Surge has the option to accelerate any expenditures (or make cash payments to Centerra in lieu of incurring project-related expenditures) and the share issuances, and therefore can accelerate the earn-in.
After the above commitments are met by Surge, the option will be deemed to have been exercised by Surge and a 70-per-cent:30-per-cent joint venture will be formed at that time, with both parties entering into a joint venture agreement.
The option agreement includes additional terms which are customary for a transaction of this nature. Following the formation of the joint venture, dilution below 10 per cent will result in a deemed surrender of a participating interest in the joint venture, and conversion of such interest to a 1.0-per-cent net smelter returns royalty. The royalty payer may at any time thereafter elect to purchase half of the royalty for $5-million. Closing of the transaction is subject to TSX Venture Exchange approval.
Blake, Cassels & Graydon LLP acted as legal counsel for the company and Peterson McVicar LLP acted as legal counsel for Centerra with respect to the option agreement.

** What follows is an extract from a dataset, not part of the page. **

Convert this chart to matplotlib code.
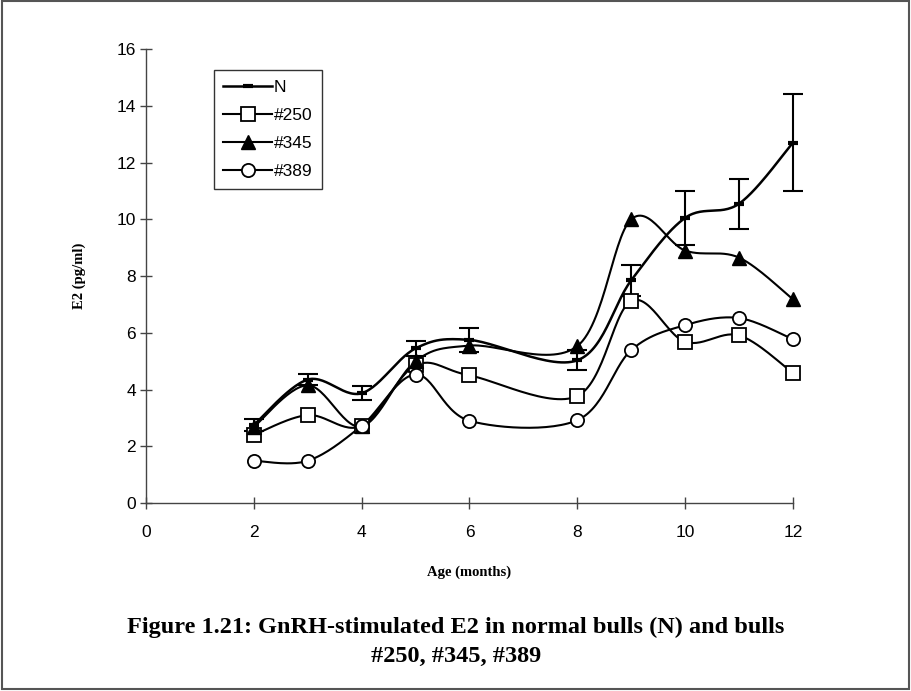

Dr. Shane Ebert, PGeo, chief executive officer of Surge and a qualified person as defined by National Instrument 43-101, has approved the scientific and technical disclosure contained in this news release.
About Surge Copper Corp.
The company owns a 100-per-cent interest in the Ootsa property, an advanced stage exploration project containing the East Seel, West Seel and Ox porphyry deposits located adjacent to the open-pit Huckleberry copper mine, owned by Imperial Metals. The Ootsa property contains pit-constrained National Instrument 43-101-compliant resources of copper, gold, molybdenum and silver in the measured and indicated categories. There are two drills working at the project with drilling focused on defining the extent of the large West Seel deposit and testing new targets along the Seel trend.

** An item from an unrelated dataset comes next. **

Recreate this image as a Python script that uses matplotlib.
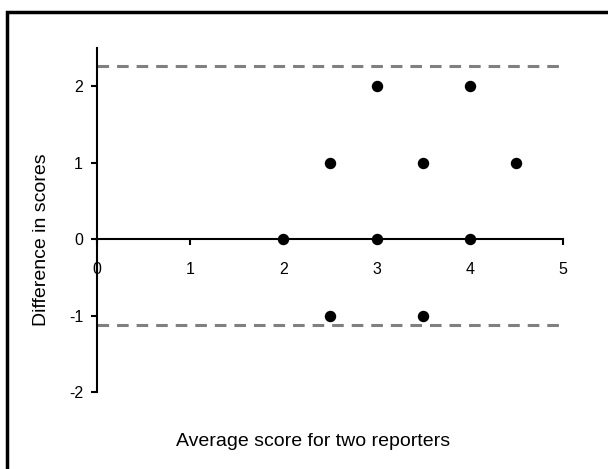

(1) This resource estimate for the Berg deposit was prepared in accordance with NI 43-101 standards and is considered by Surge management to have a high degree of reliability, however, the resource has not been verified by Surge and is considered historical in nature. A qualified person representing Surge has not done sufficient work to classify the historical estimate as a current mineral resource or reserve and Surge is not treating it as a current mineral resource or reserve. This resource was estimated for Thompson Creek Metals in a 2018 technical report titled "Updated Technical Report and Mineral Resource Estimate on the Berg Project, British Columbia" by James Barr and John Huang of Tetra Tech Inc. The estimate is based on 201 drill holes and 51,622 metres of drilling and used ordinary kriging interpolation constrained by an open pit using a 0.25-per-cent CuEq cut-off.
(2) Copper equivalent calculated by Surge management using long-term consensus metal prices of $3 (U.S.)/lb Cu, $22 oz Ag and $10 lb Mo, and assumes 100-per-cent recovery with no provision for treatment or refining costs.
We seek Safe Harbor.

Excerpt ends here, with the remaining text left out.